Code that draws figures
+ + + + +
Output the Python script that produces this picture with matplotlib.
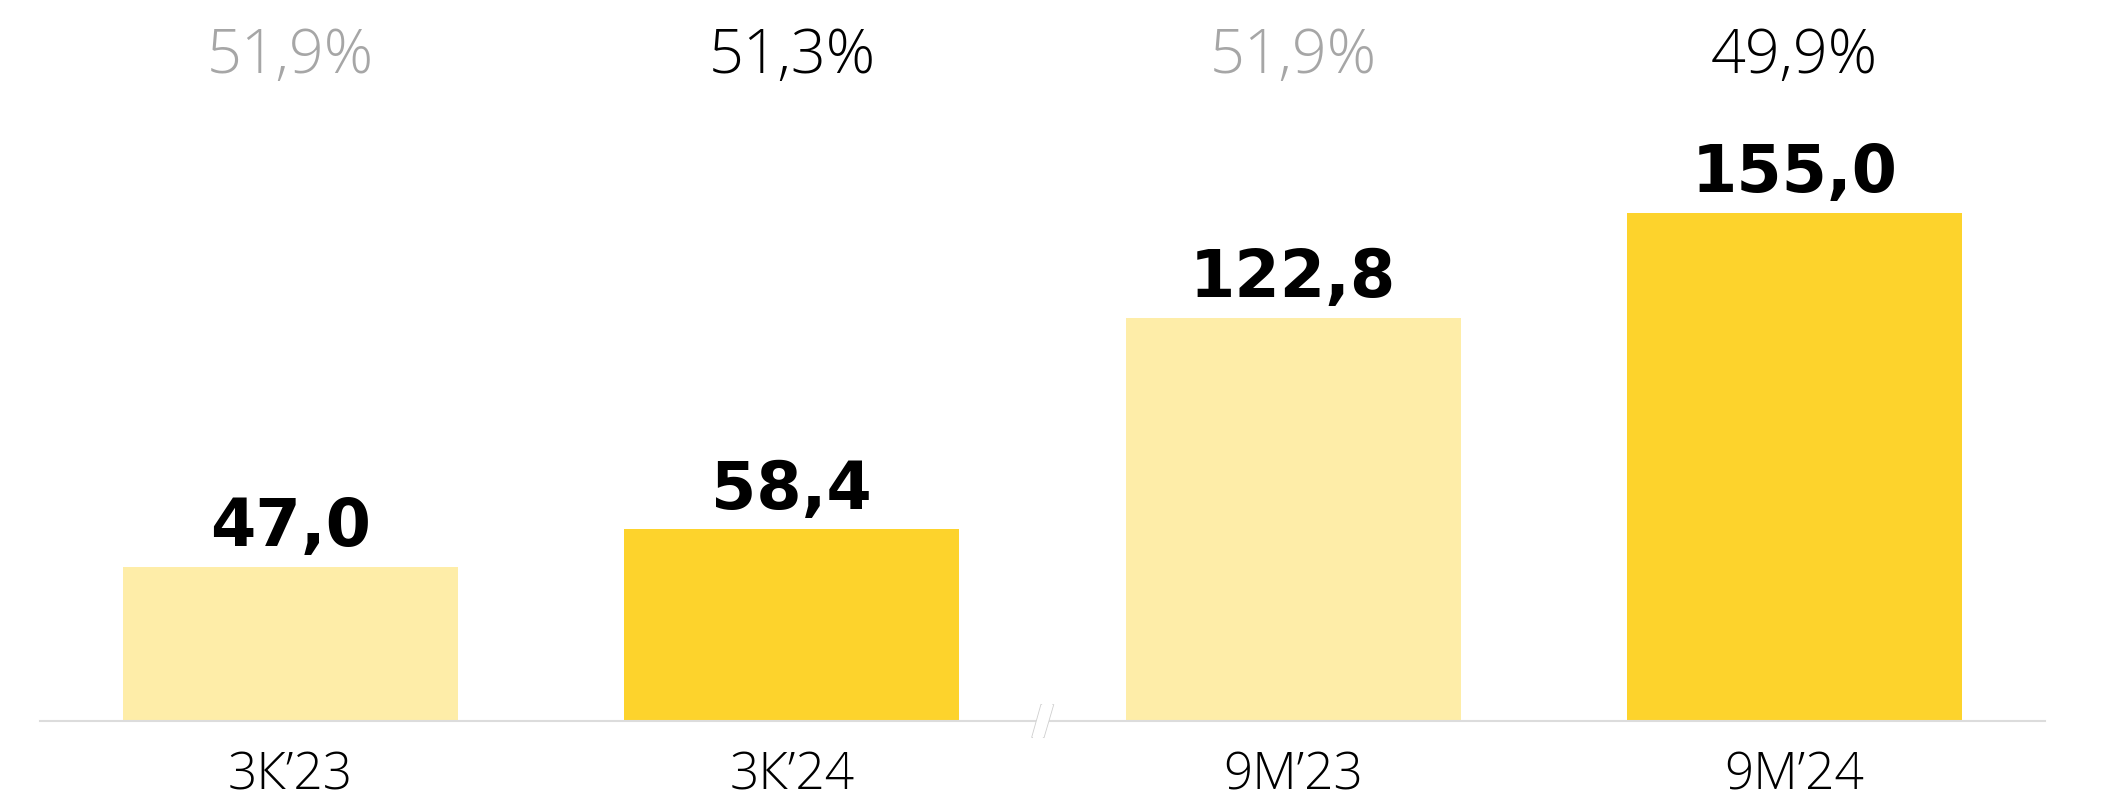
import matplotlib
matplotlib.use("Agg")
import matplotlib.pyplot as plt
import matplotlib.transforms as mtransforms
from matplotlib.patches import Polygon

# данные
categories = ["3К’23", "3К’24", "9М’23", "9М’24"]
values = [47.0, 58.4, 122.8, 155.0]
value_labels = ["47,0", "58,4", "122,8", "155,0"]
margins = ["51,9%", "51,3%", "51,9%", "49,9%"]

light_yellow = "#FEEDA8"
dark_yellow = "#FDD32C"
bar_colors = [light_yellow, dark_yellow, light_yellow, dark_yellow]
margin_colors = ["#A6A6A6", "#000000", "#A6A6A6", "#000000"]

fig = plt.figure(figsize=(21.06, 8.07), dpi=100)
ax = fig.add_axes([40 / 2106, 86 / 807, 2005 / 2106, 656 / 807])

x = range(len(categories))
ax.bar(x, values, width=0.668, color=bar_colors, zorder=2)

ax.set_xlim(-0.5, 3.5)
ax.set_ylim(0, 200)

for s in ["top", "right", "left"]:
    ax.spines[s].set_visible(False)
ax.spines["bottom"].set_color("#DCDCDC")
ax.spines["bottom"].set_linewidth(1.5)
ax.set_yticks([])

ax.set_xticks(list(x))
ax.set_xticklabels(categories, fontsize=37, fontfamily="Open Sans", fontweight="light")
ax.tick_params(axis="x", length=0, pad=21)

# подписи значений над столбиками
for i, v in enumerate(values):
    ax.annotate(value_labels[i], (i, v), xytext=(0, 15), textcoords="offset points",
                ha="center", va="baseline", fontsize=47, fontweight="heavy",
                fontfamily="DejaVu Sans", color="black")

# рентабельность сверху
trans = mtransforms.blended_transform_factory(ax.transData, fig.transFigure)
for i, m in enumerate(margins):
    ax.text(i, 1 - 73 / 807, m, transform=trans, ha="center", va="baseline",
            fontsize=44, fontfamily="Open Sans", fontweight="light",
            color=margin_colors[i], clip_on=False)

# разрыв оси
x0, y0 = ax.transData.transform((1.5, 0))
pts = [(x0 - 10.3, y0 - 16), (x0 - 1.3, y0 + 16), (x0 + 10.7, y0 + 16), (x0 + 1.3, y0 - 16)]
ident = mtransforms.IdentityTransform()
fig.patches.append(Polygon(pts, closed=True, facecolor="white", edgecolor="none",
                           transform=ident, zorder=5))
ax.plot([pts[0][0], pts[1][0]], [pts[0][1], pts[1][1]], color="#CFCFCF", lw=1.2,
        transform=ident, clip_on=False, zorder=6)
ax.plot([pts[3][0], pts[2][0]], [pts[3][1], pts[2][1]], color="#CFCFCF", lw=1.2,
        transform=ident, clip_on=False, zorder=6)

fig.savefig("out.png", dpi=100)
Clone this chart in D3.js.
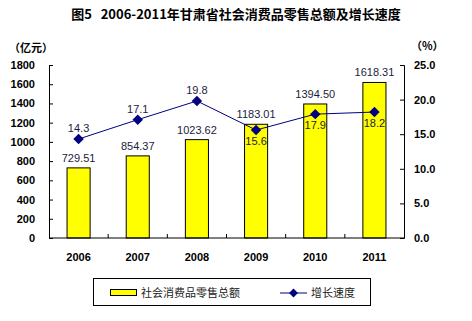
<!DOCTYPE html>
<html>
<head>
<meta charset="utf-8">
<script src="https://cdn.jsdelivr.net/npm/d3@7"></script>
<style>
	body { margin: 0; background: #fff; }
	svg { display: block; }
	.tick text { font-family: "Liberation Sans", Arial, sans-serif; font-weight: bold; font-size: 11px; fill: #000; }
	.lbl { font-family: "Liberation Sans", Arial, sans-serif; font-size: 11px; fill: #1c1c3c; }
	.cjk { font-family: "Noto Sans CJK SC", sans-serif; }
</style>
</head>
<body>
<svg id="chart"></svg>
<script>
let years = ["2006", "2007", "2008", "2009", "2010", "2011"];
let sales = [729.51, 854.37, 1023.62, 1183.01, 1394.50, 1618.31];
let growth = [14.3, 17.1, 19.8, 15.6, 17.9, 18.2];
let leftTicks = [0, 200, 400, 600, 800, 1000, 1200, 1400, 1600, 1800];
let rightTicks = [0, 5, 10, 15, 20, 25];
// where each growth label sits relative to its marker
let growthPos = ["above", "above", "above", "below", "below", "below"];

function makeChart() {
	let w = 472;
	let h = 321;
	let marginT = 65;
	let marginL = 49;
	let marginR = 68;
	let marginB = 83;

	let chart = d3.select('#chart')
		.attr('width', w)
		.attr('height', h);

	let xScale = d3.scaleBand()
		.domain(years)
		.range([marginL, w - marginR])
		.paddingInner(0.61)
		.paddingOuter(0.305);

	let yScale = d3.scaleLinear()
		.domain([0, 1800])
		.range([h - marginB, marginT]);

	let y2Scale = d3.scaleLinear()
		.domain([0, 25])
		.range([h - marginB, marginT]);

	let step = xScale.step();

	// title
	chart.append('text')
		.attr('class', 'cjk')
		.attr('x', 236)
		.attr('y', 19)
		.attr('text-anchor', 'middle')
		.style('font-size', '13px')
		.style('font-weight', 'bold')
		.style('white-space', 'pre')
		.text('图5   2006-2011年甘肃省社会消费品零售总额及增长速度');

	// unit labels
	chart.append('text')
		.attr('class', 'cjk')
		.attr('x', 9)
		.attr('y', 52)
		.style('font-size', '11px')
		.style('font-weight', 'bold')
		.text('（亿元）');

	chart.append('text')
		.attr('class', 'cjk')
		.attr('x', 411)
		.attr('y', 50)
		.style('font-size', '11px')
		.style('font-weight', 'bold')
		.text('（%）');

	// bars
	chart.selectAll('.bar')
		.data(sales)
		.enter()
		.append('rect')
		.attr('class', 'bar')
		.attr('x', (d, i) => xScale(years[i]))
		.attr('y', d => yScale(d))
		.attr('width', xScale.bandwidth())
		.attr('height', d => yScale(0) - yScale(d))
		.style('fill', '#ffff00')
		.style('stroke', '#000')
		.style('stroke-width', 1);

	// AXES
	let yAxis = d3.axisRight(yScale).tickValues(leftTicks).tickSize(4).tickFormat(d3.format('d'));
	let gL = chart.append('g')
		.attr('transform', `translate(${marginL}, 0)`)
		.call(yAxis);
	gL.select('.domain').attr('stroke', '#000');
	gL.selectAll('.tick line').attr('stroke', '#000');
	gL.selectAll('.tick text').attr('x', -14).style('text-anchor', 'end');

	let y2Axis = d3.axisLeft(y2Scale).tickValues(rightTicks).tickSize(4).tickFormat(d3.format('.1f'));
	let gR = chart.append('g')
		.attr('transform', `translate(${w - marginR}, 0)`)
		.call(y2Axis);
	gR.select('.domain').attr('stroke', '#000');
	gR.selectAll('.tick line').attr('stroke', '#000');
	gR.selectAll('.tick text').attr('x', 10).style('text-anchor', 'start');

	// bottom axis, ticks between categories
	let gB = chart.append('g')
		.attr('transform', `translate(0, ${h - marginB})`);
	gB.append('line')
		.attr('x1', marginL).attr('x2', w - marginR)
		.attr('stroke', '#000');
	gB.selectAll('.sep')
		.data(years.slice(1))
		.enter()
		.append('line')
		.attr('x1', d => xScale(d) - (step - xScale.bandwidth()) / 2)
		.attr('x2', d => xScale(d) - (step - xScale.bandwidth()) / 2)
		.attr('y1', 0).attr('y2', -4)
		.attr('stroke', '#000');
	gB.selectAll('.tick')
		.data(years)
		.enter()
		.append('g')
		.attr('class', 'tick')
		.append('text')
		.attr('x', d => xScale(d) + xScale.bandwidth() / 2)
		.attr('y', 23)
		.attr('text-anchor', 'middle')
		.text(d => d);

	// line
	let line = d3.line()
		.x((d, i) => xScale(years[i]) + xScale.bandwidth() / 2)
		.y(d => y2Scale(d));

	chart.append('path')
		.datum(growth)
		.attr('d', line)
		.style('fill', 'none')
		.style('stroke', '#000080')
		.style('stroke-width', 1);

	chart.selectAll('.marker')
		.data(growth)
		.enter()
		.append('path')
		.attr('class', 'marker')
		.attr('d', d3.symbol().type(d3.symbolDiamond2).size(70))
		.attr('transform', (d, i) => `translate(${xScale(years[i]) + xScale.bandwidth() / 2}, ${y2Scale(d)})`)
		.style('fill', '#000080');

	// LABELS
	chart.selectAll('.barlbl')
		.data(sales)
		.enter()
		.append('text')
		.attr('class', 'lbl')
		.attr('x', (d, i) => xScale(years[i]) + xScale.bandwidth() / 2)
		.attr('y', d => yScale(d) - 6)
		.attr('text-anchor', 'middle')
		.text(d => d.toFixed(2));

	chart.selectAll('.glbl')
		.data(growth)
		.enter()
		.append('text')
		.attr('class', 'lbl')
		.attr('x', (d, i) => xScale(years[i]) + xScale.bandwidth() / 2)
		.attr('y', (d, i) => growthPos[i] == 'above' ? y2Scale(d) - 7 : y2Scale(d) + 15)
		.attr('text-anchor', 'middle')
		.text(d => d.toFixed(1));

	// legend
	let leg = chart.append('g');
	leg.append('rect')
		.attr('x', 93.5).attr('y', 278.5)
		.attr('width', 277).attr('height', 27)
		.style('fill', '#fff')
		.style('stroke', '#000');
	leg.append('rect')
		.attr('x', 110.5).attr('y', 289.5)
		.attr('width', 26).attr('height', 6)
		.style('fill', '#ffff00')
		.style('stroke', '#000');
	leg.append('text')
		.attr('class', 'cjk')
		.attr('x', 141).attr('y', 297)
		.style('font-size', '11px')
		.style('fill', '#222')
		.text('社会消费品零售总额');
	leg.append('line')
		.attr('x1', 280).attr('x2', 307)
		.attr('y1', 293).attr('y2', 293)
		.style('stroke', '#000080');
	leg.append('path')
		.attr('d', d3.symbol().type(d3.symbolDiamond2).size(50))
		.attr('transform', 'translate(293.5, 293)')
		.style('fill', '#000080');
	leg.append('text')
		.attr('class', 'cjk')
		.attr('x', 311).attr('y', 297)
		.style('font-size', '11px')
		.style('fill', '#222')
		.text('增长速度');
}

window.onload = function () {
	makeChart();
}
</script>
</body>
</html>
+ + + + +
### [GIVEN PROBLEM]
Exactly and only the lines from the top of the records down to the line containing "from matplotlib.patches import Polygon" should be transcribed, please, without the pictures.

### [EXERCISE RESPONSE]
Output the Python script that produces this picture with matplotlib.
import matplotlib
matplotlib.use("Agg")
import matplotlib.pyplot as plt
import matplotlib.transforms as mtransforms
from matplotlib.patches import Polygon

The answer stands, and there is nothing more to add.